What if she never sees these places? What if one day, she lays dying and all she can think of are the things she has not done? Places she has not been, people she has not met, nothing in her life except running around after Apostolis. Is that it? Is that her destiny?
'Coffee?' Apostolis requests and takes the picture of their unmet grandchild and puts it back in the front room. Lines it up with the corner of the desk, parallel to the one of his dead mama.
Juliet
'So you have been back a week already.' Juliet tugs on the handbrake. With her eyes screwed up against the sun, it is possible to see through her dusty windscreen that there is only one yacht in the harbour now. Climbing from behind the steering wheel out of the car and back into the heat, the first noticeable sound is the yacht’s halyard clacking against the mast. The boat’s hull is a dirty white and there are towels and clothes hanging on the wire handrail between the stantions. An orange beach towel hangs limply over the boom. It has all the appearances of a boat that is someone’s home, not a holiday experience. Schools of tiny fish nibble seaweed from a rope that trails loosely in the water from a bollard on the quay. The fisherman's boat is not there.
'I know, life is just spinning past.' Michelle unfolds out of the car and stretches. 'I’m glad I’ve finished cleaning the house though. It feels my own again now.'
'It doesn't seem like a week since I picked you up from the bus station.'
'It would if you had spent the week cleaning,' Michelle laughs.
'Nor does it seem like a week since I met Toula.' Juliet picks her books off the back seat and pus
hes them under her arm before they set off. An English Encyclopaedia, a Greek to English dictionary, an exercise book with a pen clipped on its cover.
'Do you know what Marina from the corner shop in the village told me?' Michelle asks as they walk side by side. 'She said she grew up with Toula, knew her before her husband started his construction business. Do you know he started it with a loan that he got from the bank that was meant to be used to extend his house? All a bit naughty, from what I heard.' Michelle’s bob needs a trim if she is going to keep it in that style. It is a long time since Juliet has seen it this long. The dress Michelle bought is very similar to her own; light linen, no need to iron.
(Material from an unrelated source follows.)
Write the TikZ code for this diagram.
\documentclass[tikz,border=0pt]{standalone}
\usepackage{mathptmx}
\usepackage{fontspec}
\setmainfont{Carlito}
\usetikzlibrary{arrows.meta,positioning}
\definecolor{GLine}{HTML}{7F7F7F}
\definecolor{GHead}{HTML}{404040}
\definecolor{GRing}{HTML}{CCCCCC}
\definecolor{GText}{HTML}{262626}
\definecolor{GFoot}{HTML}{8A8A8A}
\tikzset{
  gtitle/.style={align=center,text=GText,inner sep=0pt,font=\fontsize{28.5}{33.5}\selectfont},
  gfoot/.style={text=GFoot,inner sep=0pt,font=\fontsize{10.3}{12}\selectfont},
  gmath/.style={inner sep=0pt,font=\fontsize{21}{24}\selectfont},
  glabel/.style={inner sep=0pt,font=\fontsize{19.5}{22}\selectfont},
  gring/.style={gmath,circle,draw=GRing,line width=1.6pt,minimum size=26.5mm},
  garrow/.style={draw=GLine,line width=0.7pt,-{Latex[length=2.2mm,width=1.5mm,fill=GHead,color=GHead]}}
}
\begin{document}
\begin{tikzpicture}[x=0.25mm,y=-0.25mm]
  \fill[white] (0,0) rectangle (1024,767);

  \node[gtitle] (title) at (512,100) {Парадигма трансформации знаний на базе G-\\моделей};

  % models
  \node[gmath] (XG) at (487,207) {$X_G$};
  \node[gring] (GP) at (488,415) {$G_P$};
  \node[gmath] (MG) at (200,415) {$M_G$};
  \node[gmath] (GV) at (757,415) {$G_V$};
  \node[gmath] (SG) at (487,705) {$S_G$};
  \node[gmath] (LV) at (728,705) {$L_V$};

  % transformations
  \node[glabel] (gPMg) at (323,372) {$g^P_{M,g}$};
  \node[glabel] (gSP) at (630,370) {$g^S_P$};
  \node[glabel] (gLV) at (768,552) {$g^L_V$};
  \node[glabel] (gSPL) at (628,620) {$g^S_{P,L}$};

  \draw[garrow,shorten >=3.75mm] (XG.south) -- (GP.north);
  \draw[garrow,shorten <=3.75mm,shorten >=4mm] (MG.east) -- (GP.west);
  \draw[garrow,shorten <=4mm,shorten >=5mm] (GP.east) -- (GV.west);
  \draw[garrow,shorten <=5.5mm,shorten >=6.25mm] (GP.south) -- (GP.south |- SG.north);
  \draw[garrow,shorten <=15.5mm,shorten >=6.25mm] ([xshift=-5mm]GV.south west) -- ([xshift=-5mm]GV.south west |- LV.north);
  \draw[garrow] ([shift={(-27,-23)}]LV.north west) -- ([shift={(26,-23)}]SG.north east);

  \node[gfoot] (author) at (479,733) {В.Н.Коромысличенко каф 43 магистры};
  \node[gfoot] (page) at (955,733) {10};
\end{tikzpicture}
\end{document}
They walk side by side with long, easy strides until they come to stop by the side of the road, waiting for what little traffic there is to pass.
'Well, this is Greece. The law is not exactly black and white. Even worse in the old days, they say.'
'He deals in clocks now.' Michelle steps out after the last car passes.
'Do you want to stay in town for lunch today?' Juliet asks, hitching up the sinking books.
'We could do. I am going to leave you here and I'll see you in an hour.' Michelle hops onto the pavement at the other side and turns towards the harbour-front cafés.
'You've dropped something.' Juliet bends to pick it up but Michelle is too quick. 'Michelle, that is a military envelope!!'
'So?'
'It's from him isn't it? It's from Dino,' Juliet teases but her eyes are wide, asking for information.
'See you in an hour.'
Juliet watches Michelle’s outline become unclear in the glare of the sun. There is just the slightest of squeezes around her heart. She is not sure whether it is heartache from the potential loss of her friend. Maybe she is ready to find someone herself. Maybe the tightness is just a trace of loneliness. The idea of love is very seductive. But there are always complications.
As Juliet passes Toula's door, she can hear clanking and whirring. An involuntary shiver runs the length of her spine and she shakes it off, putting it down to the sudden shade and the sneaky breeze from the north. Soon, she will have to carry around a cardigan or a light jacket. And then a coat in a couple of months as January and February bring the colder weather down from Russia. She will order wood early this year, pay a little more and get the kind that does not spit and burn holes in her rug. A big wood fire with the sofa pulled close and she will remain unmoved until the delicate flowers of spring come to life. If she wanted cold and damp, she would have stayed in England. The cat on Toula’s doorstep lifts its head as she passes.